### Stated problem:
Your task is to copy the listing exactly. Drop any pictures from the copy.
-- begin --
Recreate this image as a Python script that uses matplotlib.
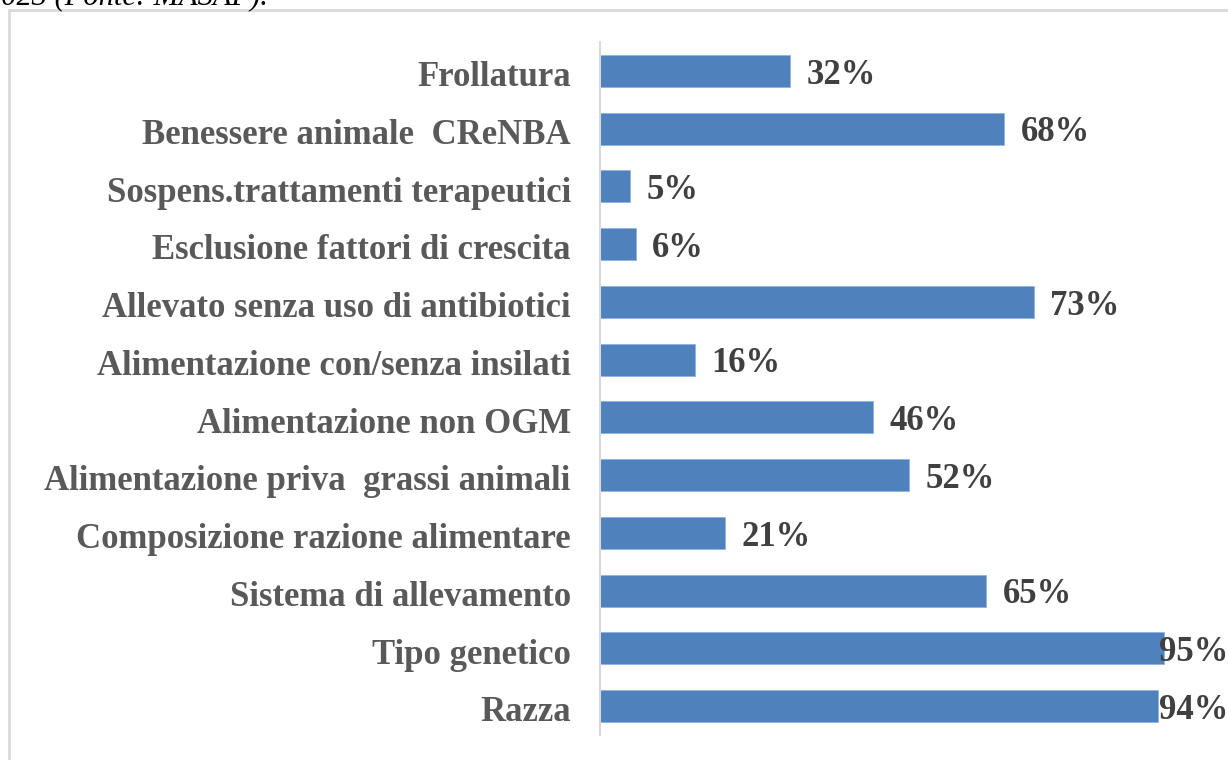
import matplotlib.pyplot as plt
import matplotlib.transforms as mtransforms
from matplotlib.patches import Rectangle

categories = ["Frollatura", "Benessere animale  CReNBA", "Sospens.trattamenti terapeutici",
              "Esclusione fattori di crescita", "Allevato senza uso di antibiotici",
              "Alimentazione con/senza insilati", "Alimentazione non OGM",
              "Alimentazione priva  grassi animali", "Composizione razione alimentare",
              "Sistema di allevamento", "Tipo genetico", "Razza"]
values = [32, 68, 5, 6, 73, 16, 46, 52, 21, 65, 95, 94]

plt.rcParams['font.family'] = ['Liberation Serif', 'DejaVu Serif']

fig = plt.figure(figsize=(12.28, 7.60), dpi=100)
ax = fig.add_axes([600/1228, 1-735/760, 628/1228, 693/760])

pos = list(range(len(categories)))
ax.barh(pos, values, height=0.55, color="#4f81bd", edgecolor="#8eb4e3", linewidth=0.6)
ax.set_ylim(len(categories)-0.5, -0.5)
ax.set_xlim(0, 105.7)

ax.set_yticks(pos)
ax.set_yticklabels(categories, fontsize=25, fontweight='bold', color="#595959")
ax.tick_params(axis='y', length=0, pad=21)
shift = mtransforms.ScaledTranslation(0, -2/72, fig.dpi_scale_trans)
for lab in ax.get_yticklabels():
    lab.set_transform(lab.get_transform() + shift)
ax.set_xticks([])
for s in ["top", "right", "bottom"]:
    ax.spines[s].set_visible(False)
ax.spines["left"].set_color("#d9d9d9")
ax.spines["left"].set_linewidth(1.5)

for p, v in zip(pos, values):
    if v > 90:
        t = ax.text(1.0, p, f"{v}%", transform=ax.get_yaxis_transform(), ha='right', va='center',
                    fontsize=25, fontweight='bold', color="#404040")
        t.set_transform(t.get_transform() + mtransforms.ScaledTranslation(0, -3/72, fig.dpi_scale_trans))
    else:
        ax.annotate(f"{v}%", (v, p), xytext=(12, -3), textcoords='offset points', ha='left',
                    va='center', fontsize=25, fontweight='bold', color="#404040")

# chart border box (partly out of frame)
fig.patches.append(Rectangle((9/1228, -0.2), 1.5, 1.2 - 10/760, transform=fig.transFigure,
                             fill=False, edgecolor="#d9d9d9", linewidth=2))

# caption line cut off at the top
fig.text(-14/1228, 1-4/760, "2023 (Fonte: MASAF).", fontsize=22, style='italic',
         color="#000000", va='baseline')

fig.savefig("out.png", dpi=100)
-- end --
### Written reply:
Recreate this image as a Python script that uses matplotlib.
import matplotlib.pyplot as plt
import matplotlib.transforms as mtransforms
from matplotlib.patches import Rectangle

categories = ["Frollatura", "Benessere animale  CReNBA", "Sospens.trattamenti terapeutici",
              "Esclusione fattori di crescita", "Allevato senza uso di antibiotici",
              "Alimentazione con/senza insilati", "Alimentazione non OGM",
              "Alimentazione priva  grassi animali", "Composizione razione alimentare",
              "Sistema di allevamento", "Tipo genetico", "Razza"]
values = [32, 68, 5, 6, 73, 16, 46, 52, 21, 65, 95, 94]

plt.rcParams['font.family'] = ['Liberation Serif', 'DejaVu Serif']

fig = plt.figure(figsize=(12.28, 7.60), dpi=100)
ax = fig.add_axes([600/1228, 1-735/760, 628/1228, 693/760])

pos = list(range(len(categories)))
ax.barh(pos, values, height=0.55, color="#4f81bd", edgecolor="#8eb4e3", linewidth=0.6)
ax.set_ylim(len(categories)-0.5, -0.5)
ax.set_xlim(0, 105.7)

ax.set_yticks(pos)
ax.set_yticklabels(categories, fontsize=25, fontweight='bold', color="#595959")
ax.tick_params(axis='y', length=0, pad=21)
shift = mtransforms.ScaledTranslation(0, -2/72, fig.dpi_scale_trans)
for lab in ax.get_yticklabels():
    lab.set_transform(lab.get_transform() + shift)
ax.set_xticks([])
for s in ["top", "right", "bottom"]:
    ax.spines[s].set_visible(False)
ax.spines["left"].set_color("#d9d9d9")
ax.spines["left"].set_linewidth(1.5)

for p, v in zip(pos, values):
    if v > 90:
        t = ax.text(1.0, p, f"{v}%", transform=ax.get_yaxis_transform(), ha='right', va='center',
                    fontsize=25, fontweight='bold', color="#404040")
        t.set_transform(t.get_transform() + mtransforms.ScaledTranslation(0, -3/72, fig.dpi_scale_trans))
    else:
        ax.annotate(f"{v}%", (v, p), xytext=(12, -3), textcoords='offset points', ha='left',
                    va='center', fontsize=25, fontweight='bold', color="#404040")

# chart border box (partly out of frame)
fig.patches.append(Rectangle((9/1228, -0.2), 1.5, 1.2 - 10/760, transform=fig.transFigure,
                             fill=False, edgecolor="#d9d9d9", linewidth=2))

# caption line cut off at the top
fig.text(-14/1228, 1-4/760, "2023 (Fonte: MASAF).", fontsize=22, style='italic',
         color="#000000", va='baseline')

fig.savefig("out.png", dpi=100)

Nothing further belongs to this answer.